The parking authority built the three downtown garages in the 1960s and 1970s, according to an executive summary submitted to the Board of Alders by Hausladen, parking authority Chief Financial Officer Brian Seholm, and parking authority attorney Joe Rini.
“Over the years,” the summary reads, “renovations and improvements have been made to these facilities. However, as each facility is open to the elements and to public parking, from time to time the garages need significant non maintenance repairs and improvements.”
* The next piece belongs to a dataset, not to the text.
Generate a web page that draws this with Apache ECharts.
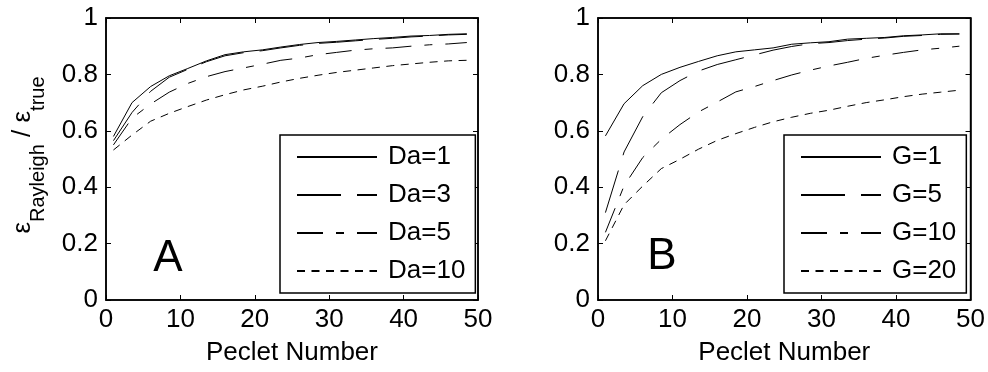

Hausladen said the authority has identified over $11 million in needed renovations and improvements at the three garages, and the authority will cover $514,200 of administrative and engineering expenses out of its own budget and use the roughly $10.9 million bonded by the state to pay for construction costs.
“This will take about two and a half years to complete the work,” Seholm said. “That is about as quickly as this amount of concrete work can be done.” He said the garages will remain open to use during the construction period.
In a letter of support written to Board of Alders President Tyisha Walker-Myers, city Acting Budget Director Michael Gormany reiterated that this state aid deal comes at no monetary cost to the city. All the city and the alders have to do, he wrote, is promise not to sell, lease, or transfer the garages away from public ownership over the next 10 years.
“The City is in agreement with the Parking Authority that the acceptance of this grant by the New Haven Parking Authority of the City of New Haven will be in the best interest of the City of New Haven,” he wrote, “and will serve as a key component of our joint commitment for the revitalization effort of the greater downtown New Haven area.”